An all-out grassroots lobbying campaign focusing on key Republican senators was crucial to the eventual defeat of the filibuster and the passage of the bill.
In late spring, President Clinton and House Democratic leaders announced a House campaign finance reform plan. Resistance within the House was immediate. Many representatives who voted for reform when they knew it would be vetoed were alarmed at the prospect of passing a bill that would become law.
A number of freshman members, once considered the vanguard of change, seem to have quickly accepted the benefits and campaign contributions that flow to incumbents. At the same time, some House freshmen - led by Karen Shepherd (D-Utah), Eric Fingerhut (D-Ohio), Eva Clayton (D-N.C.) and Maria Cantwell (D-Wash.) - pressed their colleagues to clean up the discredited campaign finance system.
Shepherd and Fingerhut also took the lead in fighting inside the House for tough new gift ban and lobby disclosure legislation. They were joined by two Republican freshman reform leaders, Tillie Fowler (R-Fla.) and Peter Torkildsen (R-Mass.), in a bipartisan freshman effort to press for effective reforms in this area.
Currently, lobbyists with an interest in pending legislation provide a wide range of gifts and financial benefits to members of Congress; and their top aides, from meals and tickets to the Super Bowl to vacation trips thinly disguised as congressional business.
There's a simple solution - to ban most gifts and financial benefits, and require public disclosure of anything that is not banned. No one is suggesting that members of Congress be prohibited from going to golf or tennis tournaments or dining at their favorite restaurants. They simply should pay their own way.
For both the givers and receivers, the prospect of reform is alarming. Sen. Paul Wellstone (D-Minn.) faced heated behind-the-scenes resistance when he announced plans to require member-by-member disclosure of the benefits provided by lobbyists to, members of Congress and their staffs. When it came to a public vote, however, his amendment was passed in the Senate without opposition.
In October the House leadership abruptly canceled a subcommittee markup of legislation to restrict gifts and require meaningful lobbyist disclosure. The leadership instead appointed a task force to "study" the issue. Task force member Rep.

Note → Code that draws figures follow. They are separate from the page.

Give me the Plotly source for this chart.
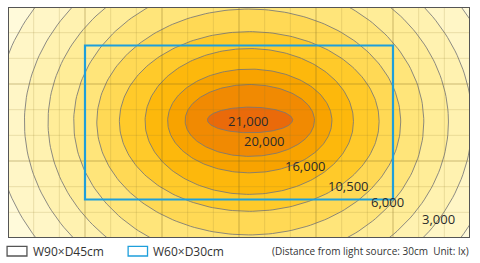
import numpy as np
import plotly.graph_objects as go

# ---- data (cm; x from left edge, y from top edge of a W90 x D45 area) ----
area_w, area_d = 90, 45
rect_w, rect_d = 60, 30
grid_major_step, grid_minor_step = 15, 5
# iso-lux ellipses, outermost first: semi-axes and centres
ell_a = [49.3, 43.6, 39.0, 34.1, 29.6, 25.3, 20.3, 16.0, 12.6, 8.3]
ell_b = [41.5, 36.2, 31.8, 27.3, 22.0, 17.5, 14.2, 10.1, 7.0, 2.5]
ell_cx = [46.8, 46.8, 46.8, 46.9, 46.9, 47.0, 47.0, 47.1, 47.1, 47.15]
ell_cy = [22.4, 22.4, 22.4, 22.4, 22.4, 22.3, 22.3, 22.2, 22.1, 22.0]
label_text = ["21,000", "20,000", "16,000", "10,500", "6,000", "3,000"]
label_x = [46.85, 49.9, 57.9, 66.4, 74.0, 83.8]
label_y = [22.2, 26.1, 31.0, 34.9, 38.0, 41.3]
legend_text = ["W90×D45cm", "W60×D30cm"]
note_text = "(Distance from light source: 30cm  Unit: lx)"

# ---- styles ----
bg_color = "#FFFADA"
band_colors = ["#FFF6C6", "#FFF2B0", "#FFED98", "#FFE57A", "#FFD955",
               "#FFCA2A", "#FDB80C", "#F8A300", "#F18A02", "#EA6A0A"]
contour_line = "rgba(120,120,120,0.85)"
blue = "#1E9FDB"
border = "#555555"
grid_major = "rgba(130,105,30,0.42)"
grid_minor = "rgba(150,130,50,0.20)"
font = "Open Sans"

fig = go.Figure()
t = np.linspace(0, 2 * np.pi, 241)
for a, b, cx, cy, col in zip(ell_a, ell_b, ell_cx, ell_cy, band_colors):
    fig.add_trace(go.Scatter(
        x=cx + a * np.cos(t), y=cy + b * np.sin(t), mode="lines",
        fill="toself", fillcolor=col,
        line=dict(color=contour_line, width=1),
        hoverinfo="skip", showlegend=False))

# grid drawn on top of the fills
for gx in np.arange(grid_minor_step, area_w, grid_minor_step):
    major = gx % grid_major_step == 0
    fig.add_shape(type="line", xref="x", yref="y", x0=gx, x1=gx, y0=0, y1=area_d,
                  line=dict(color=grid_major if major else grid_minor, width=1),
                  layer="above")
for gy in np.arange(grid_minor_step, area_d, grid_minor_step):
    major = gy % grid_major_step == 0
    fig.add_shape(type="line", xref="x", yref="y", x0=0, x1=area_w, y0=gy, y1=gy,
                  line=dict(color=grid_major if major else grid_minor, width=1),
                  layer="above")

# blue rectangle (W60 x D30 centred in area)
rx0 = (area_w - rect_w) / 2
ry0 = (area_d - rect_d) / 2
fig.add_shape(type="rect", xref="x", yref="y", x0=rx0, x1=rx0 + rect_w,
              y0=ry0, y1=ry0 + rect_d, line=dict(color=blue, width=2.2),
              layer="above")
# outer border
fig.add_shape(type="rect", xref="x", yref="y", x0=0, x1=area_w, y0=0, y1=area_d,
              line=dict(color=border, width=2), layer="above")

for txt, lx, ly in zip(label_text, label_x, label_y):
    fig.add_annotation(x=lx, y=ly, xref="x", yref="y", text=txt, showarrow=False,
                       font=dict(family=font, size=13, color="#2a2a2a"))

# legend (manual)
fig.add_shape(type="rect", xref="paper", yref="paper", x0=-0.002, x1=0.041,
              y0=-0.078, y1=-0.036, line=dict(color=border, width=1.3))
fig.add_annotation(x=0.05, y=-0.057, xref="paper", yref="paper", text=legend_text[0],
                   showarrow=False, xanchor="left", yanchor="middle",
                   font=dict(family=font, size=12, color="#333"))
fig.add_shape(type="rect", xref="paper", yref="paper", x0=0.26, x1=0.302,
              y0=-0.078, y1=-0.036, line=dict(color=blue, width=1.3))
fig.add_annotation(x=0.31, y=-0.057, xref="paper", yref="paper", text=legend_text[1],
                   showarrow=False, xanchor="left", yanchor="middle",
                   font=dict(family=font, size=12, color="#333"))
fig.add_annotation(x=1.003, y=-0.057, xref="paper", yref="paper", text=note_text,
                   showarrow=False, xanchor="right", yanchor="middle",
                   font=dict(family=font, size=10, color="#333"))

axis_common = dict(showticklabels=False, ticks="", zeroline=False, showline=False,
                   showgrid=False)
fig.update_xaxes(range=[0, area_w], **axis_common)
fig.update_yaxes(range=[area_d, 0], **axis_common)
fig.update_layout(width=480, height=263, margin=dict(l=8, r=10, t=7, b=25),
                  plot_bgcolor=bg_color, paper_bgcolor="white")
fig.write_html("out.html")
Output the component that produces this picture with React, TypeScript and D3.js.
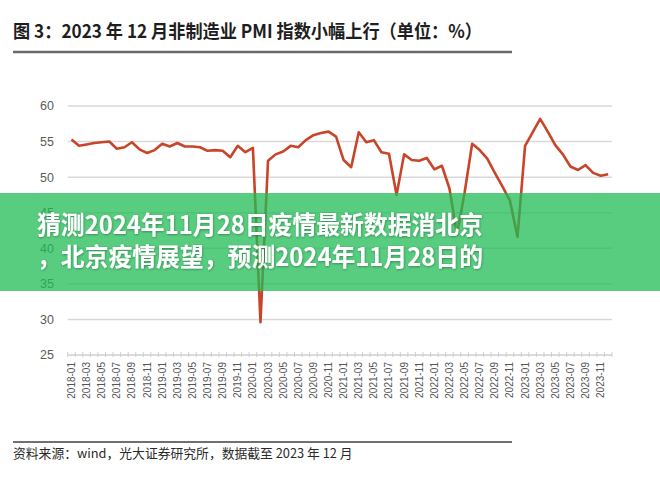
import React from "react";
import * as d3 from "d3";

const titleText = "图 3：2023 年 12 月非制造业 PMI 指数小幅上行（单位：%）";
const sourceText = "资料来源：wind，光大证券研究所，数据截至 2023 年 12 月";
const overlayLines = ["猜测2024年11月28日疫情最新数据消北京", "，北京疫情展望，预测2024年11月28日的"];

const years = ["2018", "2019", "2020", "2021", "2022", "2023"];
const monthNums = ["01", "02", "03", "04", "05", "06", "07", "08", "09", "10", "11", "12"];

const pmi2018 = [55.3, 54.4, 54.6, 54.8, 54.9, 55.0, 54.0, 54.2, 54.9, 53.9, 53.4, 53.8];
const pmi2019 = [54.7, 54.3, 54.8, 54.3, 54.3, 54.2, 53.7, 53.8, 53.7, 52.8, 54.4, 53.5];
const pmi2020 = [54.1, 29.6, 52.3, 53.2, 53.6, 54.4, 54.2, 55.2, 55.9, 56.2, 56.4, 55.7];
const pmi2021 = [52.4, 51.4, 56.3, 54.9, 55.2, 53.5, 53.3, 47.5, 53.2, 52.4, 52.3, 52.7];
const pmi2022 = [51.1, 51.6, 48.4, 41.9, 47.8, 54.7, 53.8, 52.6, 50.6, 48.7, 46.7, 41.6];
const pmi2023 = [54.4, 56.3, 58.2, 56.4, 54.5, 53.2, 51.5, 51.0, 51.7, 50.6, 50.2, 50.4];

const yTicks = [25, 30, 35, 40, 45, 50, 55, 60];

const categories = years.flatMap((y) => monthNums.map((m) => `${y}-${m}`));
const values = [...pmi2018, ...pmi2019, ...pmi2020, ...pmi2021, ...pmi2022, ...pmi2023];
const data = categories.map((c, i) => ({ c, v: values[i] }));

export default function App() {
  const W = 660;
  const H = 484;
  const x = d3.scaleBand<string>().domain(categories).range([67.7, 612]).padding(0);
  const y = d3.scaleLinear().domain([25, 60]).range([355, 106]);
  const line = d3
    .line<{ c: string; v: number }>()
    .x((d) => (x(d.c) as number) + x.bandwidth() / 2)
    .y((d) => y(d.v));

  const boundaries = categories.map((c) => x(c) as number).concat([612]);

  return (
    <svg
      width={W}
      height={H}
      style={{ position: "absolute", left: 0, top: 0, background: "#fff" }}
      fontFamily="'Noto Sans CJK SC', 'Noto Sans', sans-serif"
    >
      <defs>
        <filter id="ts" x="-5%" y="-20%" width="110%" height="140%">
          <feDropShadow dx="0.5" dy="0.8" stdDeviation="0.8" floodColor="#000" floodOpacity="0.35" />
        </filter>
      </defs>
      <rect x={0} y={0} width={W} height={H} fill="#fff" />
      {/* title */}
      <text
        x={13}
        y={38}
        fontSize={18.5}
        fontWeight={600}
        fill="#1e1e1e"
        textLength={469}
        lengthAdjust="spacingAndGlyphs"
      >
        {titleText}
      </text>
      <line x1={13} x2={512} y1={52} y2={52} stroke="#6b6b6b" strokeWidth={2.5} />

      {/* grid */}
      {yTicks.map((t) => (
        <g key={t}>
          <line
            x1={67.7}
            x2={612}
            y1={y(t)}
            y2={y(t)}
            stroke={t === 25 ? "#cfcfcf" : "#d9d9d9"}
            strokeWidth={1.5}
          />
          <text
            x={54}
            y={y(t)}
            dy="0.35em"
            textAnchor="end"
            fontSize={12.5}
            fill="#5a5a5a"
            fontFamily="'Liberation Sans', Arial, sans-serif"
          >
            {t}
          </text>
        </g>
      ))}
      {boundaries.map((bx, i) => (
        <line key={i} x1={bx} x2={bx} y1={352} y2={357} stroke="#cfcfcf" strokeWidth={1} />
      ))}
      {categories.map((c, i) =>
        i % 2 === 0 ? (
          <text
            key={c}
            transform={`translate(${(x(c) as number) + x.bandwidth() / 2},362) rotate(-90)`}
            textAnchor="end"
            dy="0.35em"
            fontSize={10}
            fill="#555"
            fontFamily="'Liberation Sans', Arial, sans-serif"
          >
            {c}
          </text>
        ) : null
      )}

      {/* line */}
      <path d={line(data) || ""} fill="none" stroke="#c8442a" strokeWidth={2.6} strokeLinejoin="round" />

      {/* footer */}
      <line x1={13} x2={512} y1={442} y2={442} stroke="#707070" strokeWidth={2} />
      <text x={13} y={458} fontSize={12.8} fill="#2a2a2a">
        {sourceText}
      </text>

      {/* overlay band */}
      <rect x={0} y={193} width={W} height={98} fill="rgb(32,188,86)" opacity={0.75} />
      {overlayLines.map((t, i) => (
        <text
          key={i}
          x={260}
          y={234 + i * 32}
          textAnchor="middle"
          fontSize={25}
          fontWeight={700}
          fill="#fff"
          textLength={446}
          lengthAdjust="spacingAndGlyphs"
          filter="url(#ts)"
        >
          {t}
        </text>
      ))}
    </svg>
  );
}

Newt Gingrich (R-Ga.), who claims he is in favor of reforming the institution, called the current lobbying and gift system "honest and reasonable to a fair person" and said he saw no reason to change it.
Common Cause attacked the delays and called on the task force to recommend changes that would end special-interest subsidization of representatives' lifestyles.
CC founder John Gardner intended Common Cause to look out for the best interests of citizens outside of Washington's inner circles. Insider resistance to change in this "year of reform" has once again demonstrated the need for constant citizen vigilance.